With one of the highest inflation rates in over 15 years, more people are struggling to make large purchases amidst soaring consumer prices. As reported in CBS19 News on American savings, nearly six in ten adults don’t have enough savings to cover a $500 or $1,000 unplanned expense. With this struggle in finances, around 20% of people said they would put large payments on their credit cards — which is not always the most affordable option in the long term.
As an alternative to credit cards, personal loans have become a popular way to get a lump sum of money repaid in installments. While the amount and repayment terms depend on your credit score and needs, all personal loans are viable options for non-discretionary expenses.

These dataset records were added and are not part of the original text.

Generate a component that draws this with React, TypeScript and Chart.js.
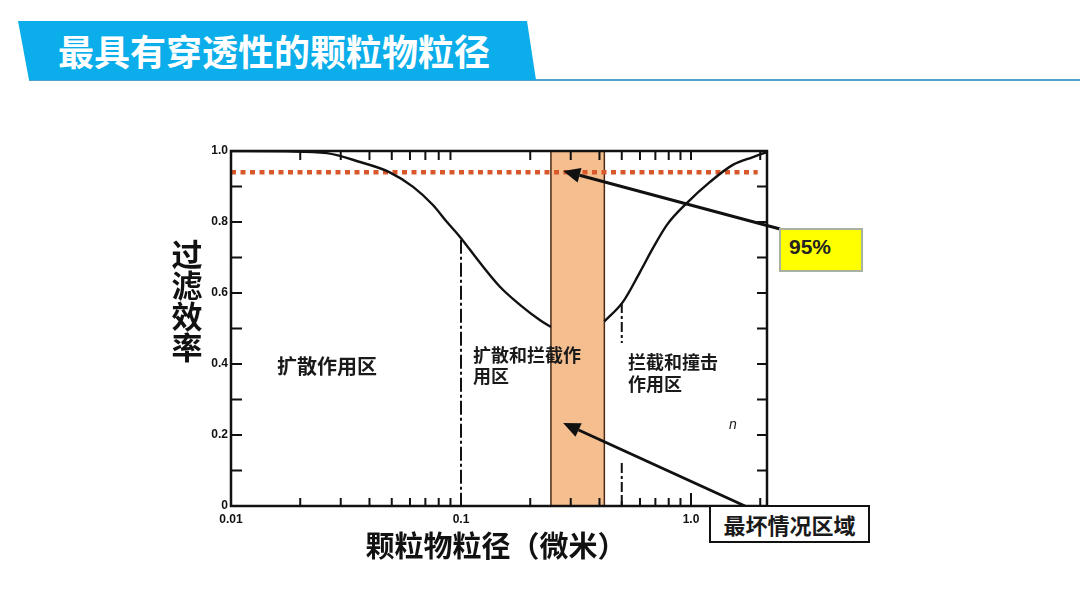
import React, { useEffect, useRef } from "react";
import { Chart, registerables } from "chart.js";

Chart.register(...registerables);

// ---- data ----
const leftCurveX = [0.01, 0.0175, 0.0261, 0.0364, 0.049, 0.0619, 0.0755, 0.0869, 0.099, 0.121, 0.148, 0.181, 0.22, 0.246];
const leftCurveY = [1.0, 0.999, 0.994, 0.969, 0.94, 0.899, 0.848, 0.8, 0.758, 0.685, 0.617, 0.566, 0.524, 0.504];
const rightCurveX = [0.42, 0.506, 0.6, 0.684, 0.786, 0.961, 1.21, 1.52, 1.86, 2.14];
const rightCurveY = [0.52, 0.575, 0.659, 0.727, 0.792, 0.854, 0.913, 0.961, 0.983, 0.997];
const worstBand = [0.246, 0.42];
const thresholdY = 0.94;
const thresholdX = [0.01, 1.95];
const diffusionBoundaryX = 0.1;
const diffusionBoundaryY = [0.75, 0];
const impactionBoundaryX = 0.5;
const impactionBoundaryY: (number | null)[] = [0.572, 0.459, null, 0.121, 0];
const xTickValues = [0.01, 0.1, 1];
const xTickLabels = ["0.01", "0.1", "1.0"];
const yTickValues = [0, 0.2, 0.4, 0.6, 0.8, 1.0];
const yTickLabels = ["0", "0.2", "0.4", "0.6", "0.8", "1.0"];
const xFrameTicks = [0.02, 0.03, 0.04, 0.05, 0.06, 0.07, 0.08, 0.09, 0.2, 0.3, 0.4, 0.5, 0.6, 0.7, 0.8, 0.9, 1, 2];
const yFrameTicks = [0.1, 0.2, 0.3, 0.4, 0.5, 0.6, 0.7, 0.8, 0.9];
const arrowTips = [
  [0.278, 0.944],
  [0.278, 0.234],
];

const X_MIN = 0.01;
const X_MAX = 2.14;

// layout of the callout boxes (pixels)
const box95 = { left: 779, top: 228, width: 84, height: 44 };
const boxWorst = { left: 709, top: 505, width: 161, height: 38 };
const arrowTails = [
  [box95.left + 1, box95.top + 1],
  [745, boxWorst.top + 1],
];

const CJK = "'Noto Sans CJK SC', 'Noto Sans', sans-serif";

function drawArrow(ctx: CanvasRenderingContext2D, x1: number, y1: number, x2: number, y2: number) {
  const ang = Math.atan2(y2 - y1, x2 - x1);
  const head = 17;
  const half = 7.5;
  const bx = x2 - head * Math.cos(ang);
  const by = y2 - head * Math.sin(ang);
  ctx.save();
  ctx.strokeStyle = "#111";
  ctx.fillStyle = "#111";
  ctx.lineWidth = 3;
  ctx.lineCap = "butt";
  ctx.beginPath();
  ctx.moveTo(x1, y1);
  ctx.lineTo(bx, by);
  ctx.stroke();
  ctx.beginPath();
  ctx.moveTo(x2, y2);
  ctx.lineTo(bx + half * Math.sin(ang), by - half * Math.cos(ang));
  ctx.lineTo(bx - half * Math.sin(ang), by + half * Math.cos(ang));
  ctx.closePath();
  ctx.fill();
  ctx.restore();
}

const bandPlugin = {
  id: "band",
  beforeDatasetsDraw(chart: any) {
    const { ctx, chartArea, scales } = chart;
    const x1 = scales.x.getPixelForValue(worstBand[0]);
    const x2 = scales.x.getPixelForValue(worstBand[1]);
    ctx.save();
    ctx.fillStyle = "#F5BE8F";
    ctx.fillRect(x1, chartArea.top, x2 - x1, chartArea.bottom - chartArea.top);
    ctx.strokeStyle = "#4a2a16";
    ctx.lineWidth = 1.5;
    ctx.beginPath();
    ctx.moveTo(x1, chartArea.top);
    ctx.lineTo(x1, chartArea.bottom);
    ctx.moveTo(x2, chartArea.top);
    ctx.lineTo(x2, chartArea.bottom);
    ctx.stroke();
    ctx.restore();
  },
};

const framePlugin = {
  id: "frame",
  afterDatasetsDraw(chart: any) {
    const { ctx, chartArea, scales } = chart;
    const { left, right, top, bottom } = chartArea;
    ctx.save();
    ctx.strokeStyle = "#111";
    ctx.lineWidth = 2.5;
    ctx.strokeRect(left, top, right - left, bottom - top);
    ctx.lineWidth = 2;
    ctx.beginPath();
    for (const v of yFrameTicks) {
      const py = scales.y.getPixelForValue(v);
      ctx.moveTo(left, py);
      ctx.lineTo(left + 11, py);
      ctx.moveTo(right, py);
      ctx.lineTo(right - 10, py);
    }
    for (const v of xFrameTicks) {
      const px = scales.x.getPixelForValue(v);
      ctx.moveTo(px, top);
      ctx.lineTo(px, top + 9);
      const len = v === 1 ? 13 : 8;
      ctx.moveTo(px, bottom);
      ctx.lineTo(px, bottom - len);
    }
    ctx.stroke();
    ctx.restore();
    arrowTips.forEach((tip, i) => {
      const tx = scales.x.getPixelForValue(tip[0]);
      const ty = scales.y.getPixelForValue(tip[1]);
      drawArrow(ctx, arrowTails[i][0], arrowTails[i][1], tx, ty);
    });
  },
};

function pts(xs: number[], ys: (number | null)[]) {
  return xs.map((x, i) => ({ x, y: ys[i] }));
}

function ChartCanvas() {
  const ref = useRef<HTMLCanvasElement | null>(null);
  useEffect(() => {
    if (!ref.current) return;
    Chart.defaults.font.family = "'Liberation Sans', Arial, sans-serif";
    const chart = new Chart(ref.current, {
      type: "line",
      data: {
        datasets: [
          {
            data: pts(leftCurveX, leftCurveY),
            borderColor: "#111",
            borderWidth: 2.4,
            pointRadius: 0,
            cubicInterpolationMode: "monotone",
            fill: false,
          },
          {
            data: pts(rightCurveX, rightCurveY),
            borderColor: "#111",
            borderWidth: 2.4,
            pointRadius: 0,
            cubicInterpolationMode: "monotone",
            fill: false,
          },
          {
            data: pts(diffusionBoundaryY.map(() => diffusionBoundaryX), diffusionBoundaryY),
            borderColor: "#111",
            borderWidth: 2,
            borderDash: [14, 3, 3, 3],
            pointRadius: 0,
            fill: false,
          },
          {
            data: pts(impactionBoundaryY.map(() => impactionBoundaryX), impactionBoundaryY),
            borderColor: "#111",
            borderWidth: 2,
            borderDash: [10, 3, 3, 3],
            pointRadius: 0,
            spanGaps: false,
            fill: false,
          },
          {
            data: pts(thresholdX, thresholdX.map(() => thresholdY)),
            borderColor: "#D9582B",
            borderWidth: 4.5,
            borderDash: [5, 4.5],
            borderCapStyle: "butt",
            pointRadius: 0,
            fill: false,
          },
        ],
      },
      options: {
        animation: false,
        responsive: false,
        events: [],
        layout: { padding: { left: 0, top: 151, right: 1080 - 767, bottom: 608 - 506 - 30 } },
        plugins: { legend: { display: false }, tooltip: { enabled: false } },
        scales: {
          x: {
            type: "logarithmic",
            min: X_MIN,
            max: X_MAX,
            grid: { display: false, drawTicks: false, tickLength: 0 },
            border: { display: false },
            afterBuildTicks: (s: any) => {
              s.ticks = xTickValues.map((v) => ({ value: v }));
            },
            afterFit: (s: any) => {
              s.height = 30;
            },
            ticks: {
              autoSkip: false,
              maxRotation: 0,
              minRotation: 0,
              padding: 6,
              color: "#111",
              font: { size: 12, weight: "bold" },
              callback: (_v: any, i: number) => xTickLabels[i],
            },
          },
          y: {
            type: "linear",
            min: 0,
            max: 1,
            grid: { display: false, drawTicks: false, tickLength: 0 },
            border: { display: false },
            afterBuildTicks: (s: any) => {
              s.ticks = yTickValues.map((v) => ({ value: v }));
            },
            afterFit: (s: any) => {
              s.width = 231;
            },
            ticks: {
              padding: 3,
              color: "#111",
              font: { size: 12, weight: "bold" },
              callback: (_v: any, i: number) => yTickLabels[i],
            },
          },
        },
      } as any,
      plugins: [bandPlugin, framePlugin],
    } as any);
    return () => chart.destroy();
  }, []);
  return <canvas ref={ref} width={1080} height={608} style={{ position: "absolute", left: 0, top: 0, width: 1080, height: 608 }} />;
}

const txt = (extra: React.CSSProperties): React.CSSProperties => ({
  position: "absolute",
  fontFamily: CJK,
  fontWeight: 700,
  color: "#1a1a1a",
  whiteSpace: "pre",
  ...extra,
});

export default function App() {
  const yTitle = "过滤效率".split("");
  return (
    <div style={{ position: "fixed", left: 0, top: 0, width: 1080, height: 608, background: "#fff", overflow: "hidden" }}>
      <svg width={1080} height={100} style={{ position: "absolute", left: 0, top: 0 }}>
        <line x1={29} y1={80} x2={1080} y2={80} stroke="#4FA3C8" strokeWidth={2} />
        <polygon points="18,21 527,21 536,80 29,80" fill="#0BAEEA" />
      </svg>
      <div style={txt({ left: 58, top: 32, fontSize: 36, lineHeight: "36px", color: "#fff" })}>最具有穿透性的颗粒物粒径</div>

      <ChartCanvas />

      <div style={{ position: "absolute", left: 171, top: 237, width: 32 }}>
        {yTitle.map((c) => (
          <div key={c} style={{ fontFamily: CJK, fontWeight: 700, fontSize: 31, lineHeight: "31px", color: "#111", textAlign: "center" }}>
            {c}
          </div>
        ))}
      </div>
      <div style={txt({ left: 296, top: 530, width: 400, textAlign: "center", fontSize: 29, lineHeight: "29px", color: "#111" })}>
        颗粒物粒径（微米）
      </div>

      <div style={txt({ left: 277, top: 356, fontSize: 20, lineHeight: "20px" })}>扩散作用区</div>
      <div style={txt({ left: 473, top: 344, fontSize: 18, lineHeight: "21px" })}>{"扩散和拦截作\n用区"}</div>
      <div style={txt({ left: 628, top: 350, fontSize: 18, lineHeight: "22px" })}>{"拦截和撞击\n作用区"}</div>
      <div style={txt({ left: 729, top: 416, fontSize: 14, lineHeight: "16px", fontStyle: "italic", fontWeight: 400, fontFamily: "'Liberation Sans', sans-serif" })}>n</div>

      <div
        style={{
          position: "absolute",
          left: box95.left,
          top: box95.top,
          width: box95.width,
          height: box95.height,
          boxSizing: "border-box",
          background: "#FFFF00",
          border: "2px solid #A8B2A0",
        }}
      >
        <div style={txt({ left: 8, top: 5, fontSize: 21, lineHeight: "24px", fontFamily: "'Liberation Sans', Arial, sans-serif", color: "#222" })}>95%</div>
      </div>
      <div
        style={{
          position: "absolute",
          left: boxWorst.left,
          top: boxWorst.top,
          width: boxWorst.width,
          height: boxWorst.height,
          boxSizing: "border-box",
          background: "#fff",
          border: "2.5px solid #111",
          display: "flex",
          alignItems: "center",
          justifyContent: "center",
        }}
      >
        <span style={{ fontFamily: CJK, fontWeight: 700, fontSize: 22, lineHeight: "24px", color: "#1a1a1a" }}>最坏情况区域</span>
      </div>
    </div>
  );
}
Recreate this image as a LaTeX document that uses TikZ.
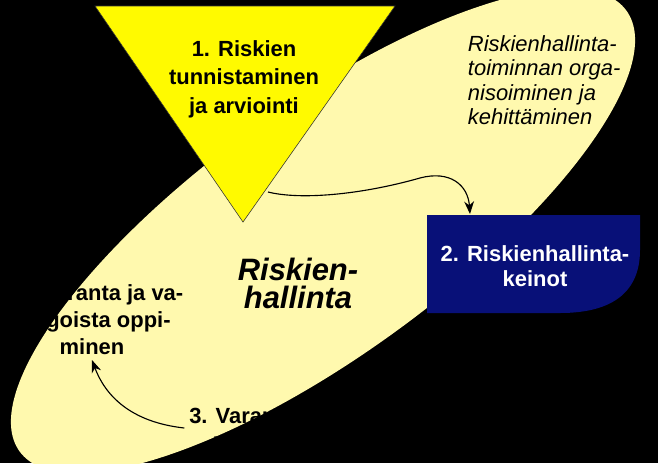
\documentclass[tikz,border=0pt]{standalone}
\usepackage{fontspec}
\setmainfont{Liberation Sans}
\usetikzlibrary{arrows.meta}
\definecolor{vaaleankeltainen}{RGB}{255,249,174}
\definecolor{keltainen}{RGB}{255,250,0}
\definecolor{tummansininen}{RGB}{8,16,120}

\begin{document}
\begin{tikzpicture}[x=0.025cm, y=-0.025cm,
    lihava/.style={font=\bfseries\fontsize{15.6}{#1}\selectfont, align=center},
    kursiivi/.style={font=\itshape\fontsize{15.6}{#1}\selectfont, align=left},
    nuoli/.style={thick, -{Stealth[length=9pt, width=7pt]}}]
    % Tausta
    \useasboundingbox (0,0) rectangle (658,463);
    \fill[black] (0,0) rectangle (658,463);

    % Ellipsi
    \fill[vaaleankeltainen, rotate around={36:(323,231)}] (323,231) ellipse [x radius=375, y radius=124];

    % Kolmio: riskien tunnistaminen
    \filldraw[fill=keltainen, draw=black!80, thin] (95,6) -- (395,6) -- (243,222) -- cycle;
    \node[lihava=20.3] (tunnistus) at (244,79) {1. Riskien\\tunnistaminen\\ja arviointi};

    % Laatikko: riskienhallintakeinot
    \fill[tummansininen] (427,215) -- (640,215) -- (640,250) .. controls (640,290) and (615,313) .. (560,313) -- (427,313) -- cycle;
    \node[lihava=18, text=white] (keinot) at (535,266) {2. Riskienhallinta-\\keinot};

    % Tekstit
    \node[kursiivi=17.3, anchor=west] (organisointi) at (463,80) {Riskienhallinta-\\toiminnan orga-\\nisoiminen ja\\kehittäminen};
    \node[font=\bfseries\itshape\fontsize{22}{20}\selectfont, align=center] (keskus) at (298,283) {Riskien-\\hallinta};
    \node[lihava=19.2] (seuranta) at (92,320) {4. Seuranta ja va-\\hingoista oppi-\\minen};
    \node[lihava=17.8] (varautuminen) at (275,428) {3. Varautuminen\\vahinkoihin};
    \node[kursiivi=20.6, anchor=west] (keinolista) at (430,378) {\textbullet\ Riskin välttäminen\\\textbullet\ Riskin pienentäminen\\\textbullet\ Riskin siirtäminen\\\textbullet\ Riskin pitäminen};

    % Nuolet
    \coordinate (kolmioreuna) at (268,192);
    \coordinate (laatikko) at (470,214);
    \draw[nuoli] (kolmioreuna) .. controls (300,200) and (360,195) .. (420,178) .. controls (450,170) and (468,185) .. (laatikko);
    \draw[nuoli] (varautuminen.west) .. controls (130,422) and (105,395) .. (seuranta.south);
\end{tikzpicture}
\end{document}
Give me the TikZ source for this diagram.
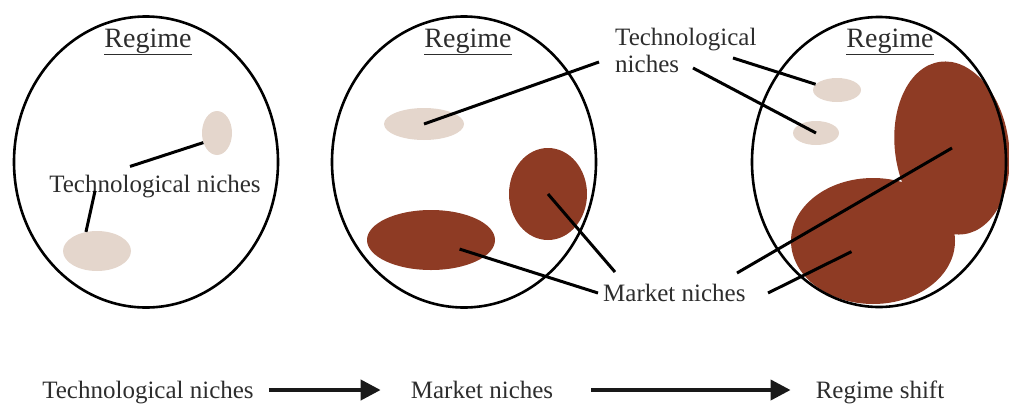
\documentclass[tikz,border=0pt]{standalone}
\usepackage{fontspec}
\setmainfont{Liberation Serif}
\usetikzlibrary{arrows.meta,shapes.geometric}
\definecolor{techfill}{RGB}{228,214,204}
\definecolor{marketfill}{RGB}{142,59,36}
\definecolor{inkgrey}{RGB}{45,45,45}
\tikzset{ring/.style={ellipse,draw,line width=2.6pt,inner sep=0pt,minimum width=264pt,minimum height=291pt},
         techniche/.style={ellipse,fill=techfill,inner sep=0pt},
         marketniche/.style={ellipse,fill=marketfill,inner sep=0pt},
         regime/.style={anchor=base,inner sep=0pt,text=inkgrey,font=\fontsize{28}{30}\selectfont},
         lbl/.style={inner sep=0pt,text=inkgrey,font=\fontsize{25}{27}\selectfont},
         link/.style={line width=3pt,black},
         flow/.style={-{Triangle[length=20pt,width=20pt]},line width=4pt,black!90}}

\begin{document}
\begin{tikzpicture}[x=1pt,y=-1pt]
  \useasboundingbox (0,0) rectangle (1009,405);
  \node[techniche,minimum width=30pt,minimum height=44pt] (a1) at (217,133) {};
  \node[techniche,minimum width=68pt,minimum height=40pt] (a2) at (97,251) {};
  \node[ring] (r1) at (146,162) {};
  \node[regime] (t1) at (148,47) {\underline{Regime}};
  \node[lbl,anchor=base,inner sep=8pt] (l1) at (155,192) {Technological niches};
  \coordinate (c1) at (95,191);
  \draw[link] ([xshift=-25pt]l1.north) -- (a1.215);
  \draw[link] (c1) -- (a2.120);

  \node[techniche,minimum width=80pt,minimum height=32pt] (b1) at (424,124) {};
  \node[marketniche,minimum width=78pt,minimum height=92pt] (m1) at (548,194) {};
  \node[marketniche,minimum width=128pt,minimum height=60pt] (m2) at (431,240) {};
  \node[ring] (r2) at (464,162) {};
  \node[regime] (t2) at (468,47) {\underline{Regime}};

  \node[marketniche,minimum width=114pt,minimum height=174pt,rotate=8] (m4) at (952,148) {};
  \node[marketniche,minimum width=164pt,minimum height=126pt] (m3) at (873,241) {};
  \node[techniche,minimum width=48pt,minimum height=24pt] (b2) at (837,90) {};
  \node[techniche,minimum width=46pt,minimum height=24pt] (b3) at (816,133) {};
  \node[ring,minimum width=254pt,minimum height=290pt] (r3) at (879,162) {};
  \node[regime] (t3) at (890,47) {\underline{Regime}};

  \node[lbl,anchor=north west,align=left] (l2) at (615,28) {Technological\\niches};
  \node[lbl,anchor=base west] (l3) at (603,301) {Market niches};
  \coordinate (p0) at (599,62);
  \coordinate (p1) at (733,58);
  \coordinate (p2) at (693,68);
  \coordinate (q1) at (598,293);
  \coordinate (q2) at (615,272);
  \coordinate (q3) at (737,273);
  \coordinate (q4) at (768,293);
  \draw[link] (b1.center) -- (p0);
  \draw[link] (p1) -- (b2.165);
  \draw[link] (p2) -- (b3.center);
  \draw[link,shorten <=30pt] (m2.center) -- (q1);
  \draw[link] (m1.center) -- (q2);
  \draw[link] (m4.center) -- (q3);
  \draw[link,shorten <=24pt] (m3.center) -- (q4);

  \node[lbl,anchor=base] (s1) at (148,398) {Technological niches};
  \node[lbl,anchor=base] (s2) at (482,398) {Market niches};
  \node[lbl,anchor=base] (s3) at (880,398) {Regime shift};
  \draw[flow,shorten <=15pt,shorten >=30pt] ([yshift=8pt]s1.base east) -- ([yshift=8pt]s2.base west);
  \draw[flow,shorten <=38pt,shorten >=25pt] ([yshift=8pt]s2.base east) -- ([yshift=8pt]s3.base west);
\end{tikzpicture}
\end{document}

When you shouldn’t use a personal loan
Since personal loans can be used for almost any reason, they may tempt some to avail of non-urgent things. If your reasons for availing a loan include a vacation or investing when you don’t have savings, it may be better to reevaluate your cash flow. Our guest post by Kaylin Dillon on “Talking Money With Your Partner”, highlights the importance of discussing financial needs and goals, especially if you have a partner. For people having difficulty balancing their money, you can always consult with a financial expert at My Financial Coach, who can offer unbiased financial guidance based on your situation.
In addition to reassessing your finances, it’s crucial to stop incurring more debt than needed. If you already have many existing loans that you’re having difficulty paying off, another loan may lead to late payments, which can contribute to poor credit scores. Insights from Sound Dollar on how to get a personal loan with bad credit notes how it’s possible to get approved, but you are more likely to get worse interest rates, shorter repayment terms, or lower loan amounts than good-credit borrowers. To increase your likelihood of approval, you may need collateral through secured personal loans, but you also risk losing ownership if you default. When possible, it’s best to avoid these problems entirely by foregoing personal loans.
When should you take out a personal loan?
While having stable finances should be one of the main requisites, some situations may call for a personal loan, particularly in emergency situations like a loved one getting into an accident or your car breaking down. Here are some ways you can best use a personal loan.
Education and training
When it comes to tuition costs, some lenders may limit the use of personal loans to cover education, especially college education. But when it comes to short courses or training to help you advance your career, personal loans are good options to help you upskill. If you’re looking to make a career shift, it’s crucial to research your options and expected salary to see if the monthly payments are worth the potentially new and improved earnings.
Bankrate describes debt consolidation as a way to roll all your monthly payments into a single bill. A personal loan typically has lower interest rates than a credit card, so not only does this simplify your debt, but it also lowers your total payment and needed interest over the loan term. But as mentioned earlier, it’s crucial that you manage your existing debt well and not raise additional loans. Do keep in mind that you may be subject to fees like loan origination fees and prepayment penalties.
Much like investing in yourself, a home renovation personal loan is great for improving a home’s functionality or fixing any underlying issues. Some ways people upgrade their homes include modern fittings, electricity-efficient appliances, and better storage space— all of which may boost your quality of life and lower utility expenses. If you plan to sell your house in the future, a renovation can also increase a home’s resale value.